Bearman, summoned at the eleventh hour to replace the appendicitis-stricken Sainz, started eleventh in a car he had never raced and finished seventh. The eighteen-year-old drove with the composure of a veteran and the pace of a natural, outperforming both RB cars and both Haas entries without putting a wheel wrong through Jeddah's unforgiving concrete canyons.
Perez made it another Red Bull one-two from third on the grid, while Leclerc salvaged third despite carrying the weight of being Ferrari's only standard-bearer. Piastri showed continued growth with fourth, and Alonso collected fifth for Aston Martin.
Norris, whose Miami breakthrough lay five races in the future, suffered a difficult evening. A pit strategy gone wrong dropped him to eighth, behind the debutant Bearman -- a humiliation that McLaren would use as fuel for the development war ahead.
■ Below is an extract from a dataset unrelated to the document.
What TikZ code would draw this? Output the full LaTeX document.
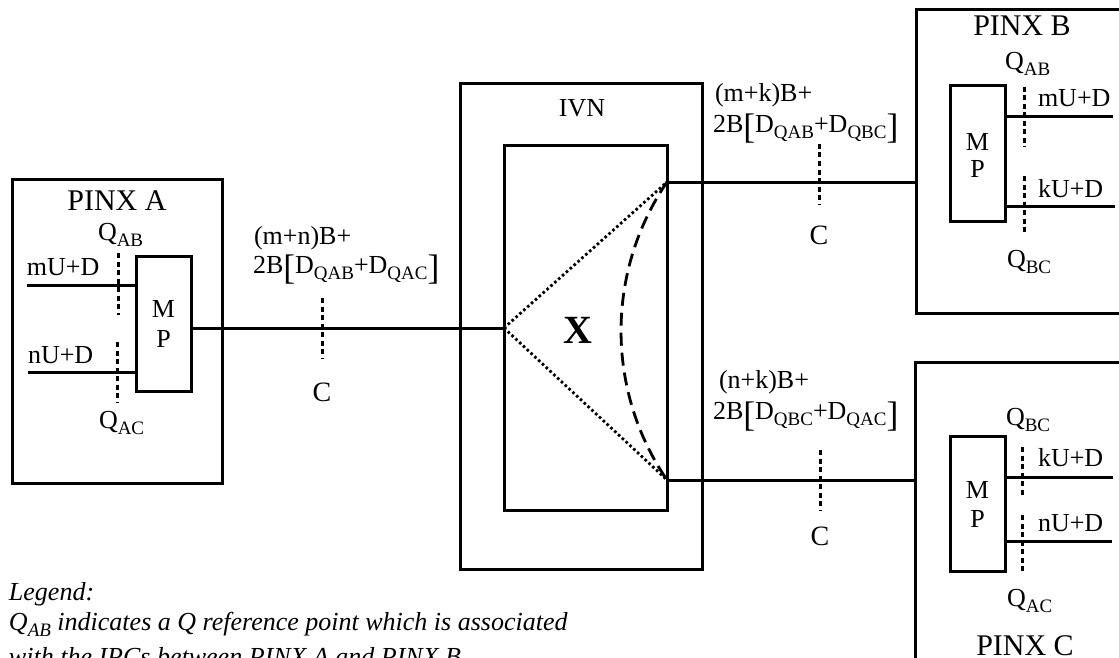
\documentclass[tikz,border=0pt]{standalone}
\usepackage{fontspec}
\setmainfont{Liberation Serif}
\usetikzlibrary{fit}
\newcommand\sbx[1]{\raisebox{-6pt}{\fontsize{19}{19}\selectfont #1}}
\newcommand\bigbr[1]{\raisebox{-6.5pt}{\fontsize{35.5}{36}\selectfont #1}}
\newcommand\lsbx[1]{\raisebox{-6pt}{\fontsize{19}{19}\selectfont\itshape #1}}
\begin{document}
\begin{tikzpicture}[x=1pt,y=-1pt,line join=miter]
\tikzset{
  every node/.style={inner sep=0pt,outer sep=0pt},
  boxst/.style={draw,line width=3pt,inner sep=0pt,fit={#1}},
  wire/.style={line width=3pt},
  refline/.style={line width=3pt,dash pattern=on 5pt off 3.5pt},
  dotline/.style={line width=2.8pt,dash pattern=on 2.6pt off 2.6pt},
  dashcurve/.style={line width=2.8pt,dash pattern=on 13pt off 7pt},
  lbl/.style={font=\fontsize{26}{30}\selectfont,anchor=base west},
  clbl/.style={font=\fontsize{26}{30}\selectfont,anchor=base},
  biglbl/.style={font=\fontsize{30}{34}\selectfont,anchor=base},
  clabel/.style={font=\fontsize{28}{32}\selectfont,anchor=base},
  xlbl/.style={font=\fontsize{40}{44}\selectfont\bfseries,anchor=base},
  leg/.style={font=\fontsize{26}{30}\selectfont\itshape,anchor=base west}
}
\useasboundingbox (0,0) rectangle (1119,658);
\clip (0,0) rectangle (1119,658);

% boxes
\node[boxst={(12,179) (222,483)}] (pinxA) {};
\node[boxst={(136,256) (191,391)}] (mpA) {};
\node[boxst={(460,84) (702,569)}] (ivn) {};
\node[boxst={(504,146) (667,510)}] (xbox) {};
\node[boxst={(916,10) (1140,313)}] (pinxB) {};
\node[boxst={(950,86) (1005,221)}] (mpB) {};
\node[boxst={(915,362) (1140,690)}] (pinxC) {};
\node[boxst={(950,436) (1005,571)}] (mpC) {};

% junction points
\coordinate (jU) at (667,182);
\coordinate (jD) at (667,480);
\coordinate (inA1) at (27,285);
\coordinate (inA2) at (28,372);
\coordinate (outB1) at (1113,117);
\coordinate (outB2) at (1115,206);
\coordinate (outC1) at (1113,477);
\coordinate (outC2) at (1112,541);

% connectors
\draw[wire] (xbox.west -| mpA.east) -- (xbox.west);
\draw[wire] (jU) -- (jU -| pinxB.west);
\draw[wire] (jD) -- (jD -| pinxC.west);
\draw[wire] (inA1) -- (inA1 -| mpA.west);
\draw[wire] (inA2) -- (inA2 -| mpA.west);
\draw[wire] (outB1 -| mpB.east) -- (outB1);
\draw[wire] (outB2 -| mpB.east) -- (outB2);
\draw[wire] (outC1 -| mpC.east) -- (outC1);
\draw[wire] (outC2 -| mpC.east) -- (outC2);

% switching paths
\draw[dotline] (xbox.west) -- (jU);
\draw[dotline] (xbox.west) -- (jD);
\draw[dashcurve] (jU) .. controls (605.7,271.8) and (605.7,390.2) .. (jD);

% reference points
\coordinate (rA1t) at (118,253); \coordinate (rA1b) at (118,315);
\coordinate (rA2t) at (117,342); \coordinate (rA2b) at (117,402);
\coordinate (rC1t) at (322,298); \coordinate (rC1b) at (322,358);
\coordinate (rC2t) at (819,144); \coordinate (rC2b) at (819,204);
\coordinate (rC3t) at (820,450); \coordinate (rC3b) at (820,511);
\coordinate (rB1t) at (1024,87); \coordinate (rB1b) at (1024,147);
\coordinate (rB2t) at (1024,176); \coordinate (rB2b) at (1024,235);
\coordinate (rK1t) at (1022,447); \coordinate (rK1b) at (1022,497);
\coordinate (rK2t) at (1022,515); \coordinate (rK2b) at (1022,572);
\draw[refline] (rA1t) -- (rA1b);
\draw[refline] (rA2t) -- (rA2b);
\draw[refline] (rC1t) -- (rC1b);
\draw[refline] (rC2t) -- (rC2b);
\draw[refline] (rC3t) -- (rC3b);
\draw[refline] (rB1t) -- (rB1b);
\draw[refline] (rB2t) -- (rB2b);
\draw[refline] (rK1t) -- (rK1b);
\draw[refline] (rK2t) -- (rK2b);

% PINX A texts
\node[biglbl] (tA) at (117,210) {PINX A};
\node[lbl] (qA1) at (98,240) {Q\sbx{AB}};
\node[lbl] (qA2) at (99,428) {Q\sbx{AC}};
\node[lbl] (uA1) at (27,275) {mU+D};
\node[lbl] (uA2) at (28,363) {nU+D};
\node[clbl] (mA) at (163.5,317) {M};
\node[clbl] (pA) at (163.5,347) {P};

% link A
\node[lbl] (f1a) at (254,244) {(m+n)B+};
\node[lbl] (f1b) at (253,273) {2B\bigbr{[}D\sbx{QAB}+D\sbx{QAC}\bigbr{]}};
\node[clabel] (c1) at (322,401) {C};

% IVN
\node[clbl] (tIVN) at (582,116.5) {IVN};
\node[xlbl] (tX) at (578,343) {X};

% link B
\node[lbl] (f2a) at (715,101.7) {(m+k)B+};
\node[lbl] (f2b) at (713,132) {2B\bigbr{[}D\sbx{QAB}+D\sbx{QBC}\bigbr{]}};
\node[clabel] (c2) at (819,244) {C};

% link C
\node[lbl] (f3a) at (719,388.5) {(n+k)B+};
\node[lbl] (f3b) at (713,419.5) {2B\bigbr{[}D\sbx{QBC}+D\sbx{QAC}\bigbr{]}};
\node[clabel] (c3) at (820,545) {C};

% PINX B texts
\node[biglbl] (tB) at (1022,36) {PINX B};
\node[lbl] (qB1) at (1005,70) {Q\sbx{AB}};
\node[lbl] (uB1) at (1038,107) {mU+D};
\node[lbl] (uB2) at (1038,197) {kU+D};
\node[lbl] (qB2) at (1007,267) {Q\sbx{BC}};
\node[clbl] (mB) at (977.5,150) {M};
\node[clbl] (pB) at (977.5,177) {P};

% PINX C texts
\node[lbl] (qC1) at (1006,425) {Q\sbx{BC}};
\node[lbl] (uC1) at (1038,466.7) {kU+D};
\node[lbl] (uC2) at (1038,531.7) {nU+D};
\node[lbl] (qC2) at (1007,606.7) {Q\sbx{AC}};
\node[biglbl] (tC) at (1025,655) {PINX C};
\node[clbl] (mC) at (977.5,498) {M};
\node[clbl] (pC) at (977.5,527) {P};

% legend
\node[leg] (leg1) at (9,600) {Legend:};
\node[leg] (leg2) at (9,630) {Q\lsbx{AB} indicates a Q reference point which is associated};
\node[leg] (leg3) at (9,665) {with the IPCs between PINX A and PINX B};
\end{tikzpicture}
\end{document}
Hamilton's ninth confirmed that Mercedes remained deep in their own wilderness.
KEY MOMENTS
The early safety car on lap 7, triggered by Gasly's retirement, condensed the field and gave Perez a free pit stop that cemented his eventual second place. Stroll's retirement from tenth deepened Aston Martin's reliability concerns. Bearman's ability to keep pace with the experienced midfield runners after just one practice session marked him as a talent of rare quality.
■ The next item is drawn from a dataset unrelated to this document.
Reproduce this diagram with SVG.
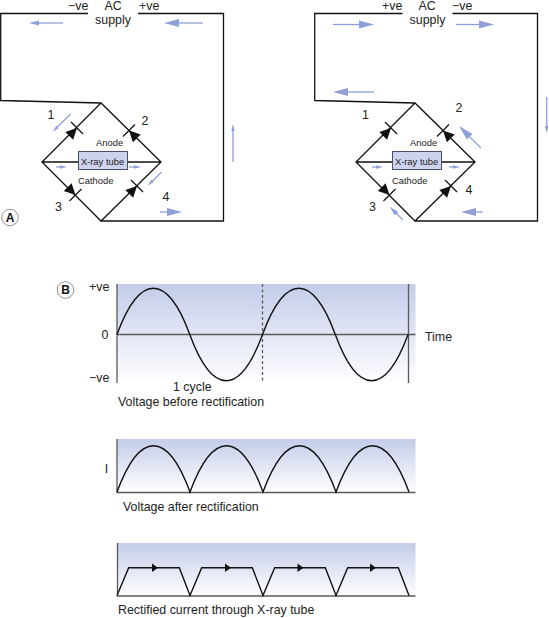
<svg xmlns="http://www.w3.org/2000/svg" xmlns:xlink="http://www.w3.org/1999/xlink" width="549" height="618" viewBox="0 0 549 618">
<style>
text{font-family:"Liberation Sans",Arial,sans-serif;fill:#222}
.l{font-size:12.4px}
.s{font-size:9.4px}
.c{text-anchor:middle}
.w{fill:none;stroke:#111;stroke-width:1.3}
.t{fill:#cdd3ee;stroke:#4a5068;stroke-width:1}
.a{fill:none;stroke:#8f9fd8;stroke-width:1.3}
.as{marker-end:url(#hs)}
.am{marker-end:url(#hm)}
.al{marker-end:url(#hl)}
.ax{fill:none;stroke:#5a5a5a;stroke-width:1.3}
.cv{fill:none;stroke:#111;stroke-width:1.4}
.bd{fill:#fff;stroke:#777;stroke-width:.8}
.bt{font-size:12px;font-weight:bold;text-anchor:middle;fill:#111}
</style>
<defs>
<marker id="hs" markerUnits="userSpaceOnUse" markerWidth="8" markerHeight="6" refX="1" refY="3" orient="auto"><path d="M0 1.300L7 3L0 4.700Z" fill="#8f9fd8"/></marker>
<marker id="hm" markerUnits="userSpaceOnUse" markerWidth="12" markerHeight="8" refX="1" refY="4" orient="auto"><path d="M0 1.500L10 4L0 6.500Z" fill="#8f9fd8"/></marker>
<marker id="hl" markerUnits="userSpaceOnUse" markerWidth="18" markerHeight="12" refX="1" refY="6" orient="auto"><path d="M0 2L15 6L0 10Z" fill="#8f9fd8"/></marker>
<g id="diode"><path d="M0 0L-11 -5.500L-11 5.500Z" fill="#111"/><path d="M0 -8.500V8.500" stroke="#111" stroke-width="1.200"/></g>
<linearGradient id="g" x1="0" y1="0" x2="0" y2="1"><stop offset="0" stop-color="#c3cce9"/><stop offset="1" stop-color="#fff"/></linearGradient>
</defs>

<g id="connectors">
<path class="w" d="M88 13.500H0.700V100.500L101 103L161 162L101 221L42 162L101 103M101 221H223.500V13.500H138M42 162H78.500M127.500 162H161"/>
<path class="w" d="M402.500 13.500H314.700V100.500L415 103L475 162L415 221L356 162L415 103M415 221H537.500V13.500H452.500M356 162H392.500M441.500 162H475"/>
</g>

<g id="arrows-a">
<path class="a am" d="M63 23H38"/><path class="a al" d="M203 23H178"/>
<path class="a as" d="M233 162V130"/><path class="a as" d="M70.500 114L57 127.500"/>
<path class="a as" d="M56 167H61"/><path class="a as" d="M129 167H135"/>
<path class="a as" d="M161.500 172L152 181.500"/><path class="a al" d="M160 212H168"/>
</g>
<g id="arrows-b">
<path class="a al" d="M333 24.500H360"/><path class="a al" d="M456 24.500H480"/>
<path class="a al" d="M374 92H347"/><path class="a as" d="M546.700 97V127"/>
<path class="a al" d="M481 148L469 136"/><path class="a am" d="M403 220L396 213"/>
<path class="a as" d="M372 167H377"/><path class="a as" d="M449 167H454"/>
<path class="a al" d="M483 212H475"/>
</g>

<g id="circuit-a">
<use xlink:href="#diode" transform="translate(77 128) rotate(-45)"/>
<use xlink:href="#diode" transform="translate(129 130.500) rotate(-135)"/>
<use xlink:href="#diode" transform="translate(75.500 195) rotate(45)"/>
<use xlink:href="#diode" transform="translate(137 186) rotate(-45)"/>
<g id="tube-a"><rect class="t" x="78.500" y="151.500" width="49" height="18"/><text class="s c" x="102.500" y="164.500">X-ray tube</text></g>
<text class="s" x="96" y="146">Anode</text><text class="s" x="78" y="184">Cathode</text>
<text class="l" x="68" y="10">−ve</text><text class="l c" x="113" y="10">AC</text><text class="l c" x="113" y="24">supply</text><text class="l" x="139" y="10">+ve</text>
<text class="l c" x="51" y="119">1</text><text class="l c" x="145" y="125">2</text><text class="l c" x="58.500" y="211">3</text><text class="l c" x="166" y="201">4</text>
</g>

<g id="circuit-b">
<use xlink:href="#diode" transform="translate(391 128) rotate(-45)"/>
<use xlink:href="#diode" transform="translate(443 130.500) rotate(-135)"/>
<use xlink:href="#diode" transform="translate(389.500 195) rotate(45)"/>
<use xlink:href="#diode" transform="translate(451 186) rotate(-45)"/>
<g id="tube-b"><rect class="t" x="392.500" y="151.500" width="49" height="18"/><text class="s c" x="416.500" y="164.500">X-ray tube</text></g>
<text class="s" x="410" y="146">Anode</text><text class="s" x="392" y="184">Cathode</text>
<text class="l" x="382" y="10">+ve</text><text class="l c" x="427" y="10">AC</text><text class="l c" x="427.500" y="24">supply</text><text class="l" x="452" y="10">−ve</text>
<text class="l c" x="365.500" y="119">1</text><text class="l c" x="459" y="112">2</text><text class="l c" x="372.500" y="211">3</text><text class="l c" x="469" y="194">4</text>
</g>

<g id="badge-a"><circle class="bd" cx="10" cy="217.500" r="8.300"/><text class="bt" x="10" y="221.800">A</text></g>
<g id="badge-b"><circle class="bd" cx="65.500" cy="290" r="8.300"/><text class="bt" x="65.500" y="294.300">B</text></g>

<g id="chart-voltage">
<rect x="117" y="284" width="298.500" height="99" fill="url(#g)"/>
<path class="ax" d="M117 284V383M408.500 284V383M117 334.500H415.500"/>
<path class="ax" d="M262.500 284V383" stroke-dasharray="3 2.500" stroke="#666"/>
<path class="cv" d="M117 334.500c10.200 -27.700 21.800 -46.200 36.380 -46.200c14.600 0 26.200 18.500 36.380 46.200c10.200 27.700 21.800 46.200 36.380 46.200c14.600 0 26.200 -18.500 36.380 -46.200c10.200 -27.700 21.800 -46.200 36.380 -46.200c14.600 0 26.200 18.500 36.380 46.200c10.200 27.700 21.800 46.200 36.380 46.200c14.600 0 26.200 -18.500 36.380 -46.200"/>
<text class="l" x="89" y="291">+ve</text><text class="l c" x="105" y="339">0</text><text class="l" x="89" y="382">−ve</text>
<text class="l" x="425" y="341">Time</text><text class="l" x="173" y="391">1 cycle</text>
<text class="l" x="118" y="406">Voltage before rectification</text>
</g>

<g id="chart-after">
<rect x="117" y="439" width="298.500" height="53" fill="url(#g)"/>
<path class="ax" d="M117 439V492.500H415.500"/>
<path class="cv" d="M117 492c10.200 -27.800 21.900 -46.300 36.500 -46.300c14.600 0 26.300 18.500 36.500 46.300c10.200 -27.800 21.900 -46.300 36.500 -46.300c14.600 0 26.300 18.500 36.500 46.300c10.200 -27.800 21.900 -46.300 36.500 -46.300c14.600 0 26.300 18.500 36.500 46.300c10.200 -27.800 21.900 -46.300 36.500 -46.300c14.600 0 26.300 18.500 36.500 46.300"/>
<text class="l c" x="106.500" y="473">I</text>
<text class="l" x="123" y="511">Voltage after rectification</text>
</g>

<g id="chart-current">
<rect x="117" y="543" width="298.500" height="53" fill="url(#g)"/>
<path class="ax" d="M117.500 543V596H415.500" stroke-width="1"/>
<path class="cv" d="M117 595.500L128.700 567.700H179.300L190 595.500L201.700 567.700H252.300L263 595.500L274.700 567.700H325.300L336 595.500L347.700 567.700H398.300L409 595.500"/>
<path d="M152 563.500L158 567.700L152 572Z M225 563.500L231 567.700L225 572Z M297.500 563.500L303.500 567.700L297.500 572Z M370 563.500L376 567.700L370 572Z" fill="#111"/>
<text class="l" x="118" y="614">Rectified current through X-ray tube</text>
</g>
</svg>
Tsunoda's slide from ninth to fifteenth told the story of RB's tyre woes, while Hulkenberg's charge from fifteenth to tenth continued a strong start that would define his season.
STRATEGY ANALYSIS
The early safety car on lap 7 fundamentally reshaped the race. Nearly the entire field pitted under caution, converging on a one-stop strategy for the remaining 43 laps. Verstappen's switch to hards was perfectly timed -- the safety car erasing any time lost in the pit lane. Norris and Zhou were among the few who tried to stay out long, but the deficit was immediate and irrecoverable.
Bearman's team executed a clean one-stop that put him on the right compound at the right time, showing that Ferrari's strategy group, often maligned, could deliver when the pressure was on.
CROSS-YEAR COMPARISON
Jeddah's street circuit has produced drama every year since its 2021 debut, but 2024's race was unusually processional once the safety car cleared. The track rewards bravery and punishes indecision -- Bearman's debut demonstrated the former, while Norris's strategic misstep illustrated the latter. Year over year, the circuit continues to favor cars with strong straight-line speed and stable rear ends through the high-speed sweeps.